When framing the walls, you will need to make a plan according to the size of the windows that you've purchased. The walls should then be framed to the appropriate height for the windows to fit. Begin by nailing vertical 2 x 4's to the existng posts, and then nail a top plate across them. Once that plate is in place, then additional studs can be nailed into place, 16 inches apart. Nail through the plate into the top of the stud, and then toenail the bottom of the stud into the bottom plate.
Once the walls are framed, you will need to apply the exterior sheeting. An exterior grade plywood is perfect for this application. Simply cut the sheets to the proper size and nail them into place. You may find it helpful to build a simple square and to make a pencil mark along the straight edge. This will help you ensure that all of your nails are going directly into the heart of the stud, and not shooting around the sides. Once the sheeting is installed, then you should notice that the walls have become much more rigid.

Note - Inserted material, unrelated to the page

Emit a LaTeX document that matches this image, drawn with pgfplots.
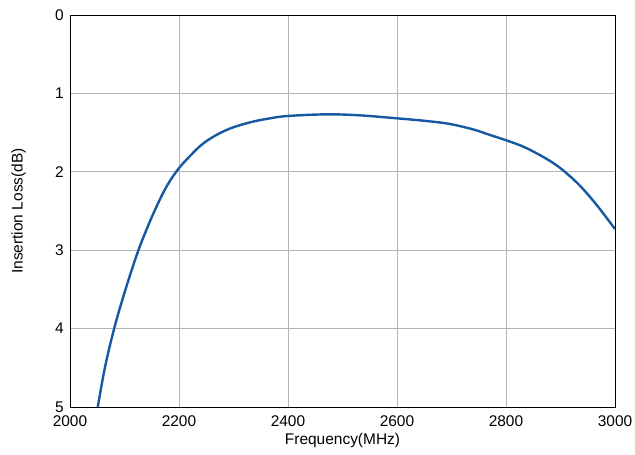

Housewrap will help weather proof the new room that you are building. It will act as a barrier to both moisture and wind, and will keep the wood framing and sheeting from rotting. Tyvek is a popular product often used for this application. Always make sure that the top piece overlaps the bottom, so that water always flows away from inside of the wrap. This will keep moisture away from the wooden framing of your four season room.
Before you install the windows and doors to your new four season room, you will need to make sure that the bare and exposed wood around the frames and jambs is sealed. Use a foil backed tape to do this. Overlap the sills and corners about 8 inches up the vertical sides and fold down the flaps. Think of it as gift wrapping the 2 x 4's that make up the frame.
Once the frames are sealed with foil tape, you are ready to install the doors and windows. Begin by unfolding the nailing flanges and applying a bead of silicone to the inside of the flange. As you set the window into place, put the bottom onto the sill first, and then tip the top of the unit into place. Have a friend help you hold it in while you install the nails through the flange and into the framework of the wall.
Now that your windows and doors are in place, you are ready to install the exterior trim. The trim design that you choose will be particular to your house, but for any project, you will need to install trim around the windows with a drip edge. This ensures that the water doesn't flow back under the sill and into your wall. 1 x 6 is also commonly used to fill the spaces between windows. It can easily be ripped on a table saw to fit whatever space you may need to fill. Cornice pieces can also be installed between the exterior wall and the eave to dress up the appearance of your new four season room.
Whatever product you choose to utilize for your exterior walls, it is important that it is level. In this case, Ron is using a cedar shake shingles, and after using a thin strip of wood to ensure that they first row is lined up correctly, he snaps a chalk line after each successive course to ensure that the spacing is uniform all the way up.
Use paper backed fiberglass insulation to insulate the walls. The bats of insulation can be cut to the proper length before you install them. Set the bats into place, unfold the paper tabs over the studs, and use a staple gun to fasten the tabs to the studs. The paper acts as a vapor barrier, so always make sure that it is installed facing the interior of the room that you are insulating. A utility knife can be used to cut around any electrical outlets or light switches that you may have chosen to install.
Begin this step by cutting the wallboard to the proper size. Try to utilize as many factory cut edges as you can, as this will make the finishing process a little easier. Screw the pieces into place using a screw gun. Ron is using a drill designed just for this process and it allows him to install the screws very quickly.
Begin the finishing process by filling the screw holes with joint compound. This may take several coats, with a light sanding job in between. The seams will require drywall tape to finish correctly. Coat the seam with joint compound, and then press the tape into the seam with a putty knife, pressing out any excess compound. It usually takes 2 or 3 coats to completely finish the seam, using a wider knife for each coat.
The final step is to apply the interior trim. This job is done quickly and easily with a cordless nailer that doesn't require a compressor. You can choose trim that matches the rest of the woodwork in your home, or give your new four season room a look and feel that is completely unique.